Coffee grows best in tropical climates with good soil. The best beans are found at higher elevations. These optimal conditions limit the number of countries that are able to grow the high quality beans sought by coffee drinkers worldwide.
The best beans flourish in countries located near the equator. North American beans grown in Mexico compete with the African blends from Ethiopia in Africa. Vietnamese coffee plantations go head to head with Yemeni coffee, the first nation to enter the commercial coffee market. Coffee buyers travel the world to locate farmers able to create produce that can be systematically packaged for full-bodied, flavourful coffee drinks.
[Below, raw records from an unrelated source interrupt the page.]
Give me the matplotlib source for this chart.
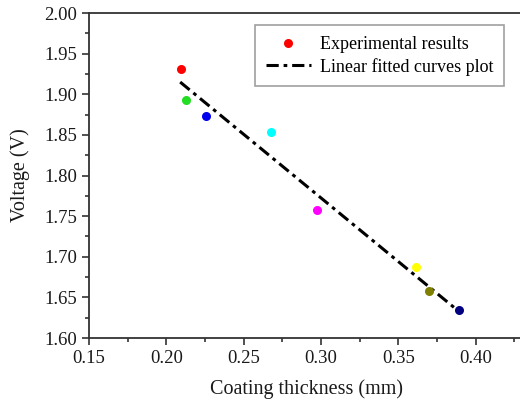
import matplotlib
matplotlib.use("Agg")
import matplotlib.pyplot as plt
from matplotlib.ticker import MultipleLocator
from matplotlib.lines import Line2D

plt.rcParams['font.family'] = ['Liberation Serif', 'DejaVu Serif']

# data
thickness = [0.2095, 0.2127, 0.226, 0.268, 0.2977, 0.3614, 0.3696, 0.389]
voltage = [1.931, 1.893, 1.873, 1.853, 1.7575, 1.688, 1.658, 1.635]
colors = ['#ff0000', '#22dd22', '#0000ee', '#00ffff', '#ff00ff', '#ffff00', '#808000', '#000080']
fit_x = [0.209, 0.389]
fit_y = [1.915, 1.633]

fig = plt.figure(figsize=(5.2, 4.05), dpi=100)
ax = fig.add_axes([0.171, 0.1654, 0.838, 0.8025])

dash = (0, (4, 1.6, 1.2, 1.6))
ax.plot(fit_x, fit_y, color='black', ls=dash, lw=2.2, zorder=2)
for x, y, c in zip(thickness, voltage, colors):
    ax.plot(x, y, 'o', color=c, ms=6.5, mec='none', zorder=3)

ax.set_xlim(0.15, 0.4317)
ax.set_ylim(1.60, 2.00)
ax.xaxis.set_major_locator(MultipleLocator(0.05))
ax.xaxis.set_minor_locator(MultipleLocator(0.025))
ax.yaxis.set_major_locator(MultipleLocator(0.05))
ax.yaxis.set_minor_locator(MultipleLocator(0.025))
ax.xaxis.set_major_formatter(lambda v, p: f"{v:.2f}")
ax.yaxis.set_major_formatter(lambda v, p: f"{v:.2f}")
ax.tick_params(which='major', direction='out', length=5, width=1.2, labelsize=13.5, colors='#333333', labelcolor='#1a1a1a')
ax.tick_params(which='minor', direction='out', length=3, width=1.2, colors='#333333')
for s in ['left', 'bottom', 'top']:
    ax.spines[s].set_linewidth(1.3)
    ax.spines[s].set_color('#333333')
ax.spines['right'].set_visible(False)

ax.set_xlabel('Coating thickness (mm)', fontsize=14.5, labelpad=9, color='#1a1a1a')
ax.set_ylabel('Voltage (V)', fontsize=14.5, labelpad=10, color='#1a1a1a')

handles = [Line2D([], [], marker='o', ls='none', color='#ff0000', ms=6.5, mec='none'),
           Line2D([], [], color='black', ls=dash, lw=2.2)]
leg = ax.legend(handles, ['Experimental results', 'Linear fitted curves plot'],
                loc='upper left', bbox_to_anchor=(0.36, 0.99), fontsize=13,
                fancybox=False, edgecolor='#888888', handlelength=2.5,
                borderpad=0.6, labelspacing=0.25, handletextpad=0.5)
leg.get_frame().set_linewidth(1.2)

fig.savefig('out.png', dpi=100)
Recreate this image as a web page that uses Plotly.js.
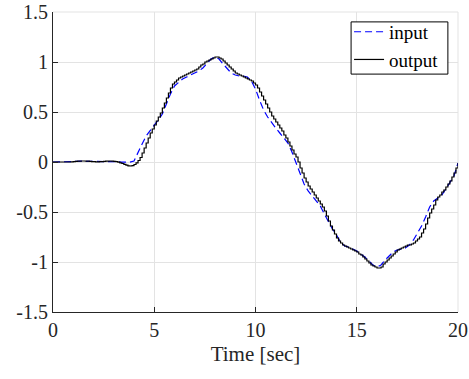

Coffee beans enter the market when they are still green on the bush. Experts sent from coffee bean suppliers visit the farms to evaluate the crop which is inspected for defects. Defects include colors, number of broken beans in a batch and the inclusion of foreign odors.
Buyers look for blue-green, bluish-green and green colors. If orange or orange-red is found, those beans are graded below standard. If a reddish color is only on the skin, the beans may still pass muster if the skin can be easily removed from the beans.
Coffee evaluators collect a series of small samples and count the number of broken beans within the group. Batches with beans that are largely intact are rated higher than batches with a high concentration of damaged beans. When too many beans are broken, this indicates that the bean is too mature and past the time when it can be roasted for best effect.
The final test is done with the nose. Ripe coffee beans have a characteristic odor. If this odor is not present or if foreign odors are mingled in, then the coffee is downgraded. Only the most expert evaluators are trusted with this critical test.
Commercial roasters watch the cracking process. The first crack is exothermic which means that heat is being expelled from within the bean. If heat is not maintained at this point, the coffee will bake rather than roast. Caramelization of the bean is vital to extract the best flavours.
Coffee bean suppliers understand the difference between aging which creates complex additions to overall flavours and the staling process. Roasting is a transformative process that continues in the presence of sufficient quantities of carbon dioxide and degrades when too much oxygen is included in the mix. This places a time limit on coffee storage. Most beans are optimal between three and five days after a full roast.
This is no simple process and is akin to wine makers looking for the best grapes for their drink. Coffee tasters and testing is an art form in itself. The best coffee bean suppliers put a lot of time, money and effort to ensure that only the freshest and tastiest coffee makes its way to the consumer.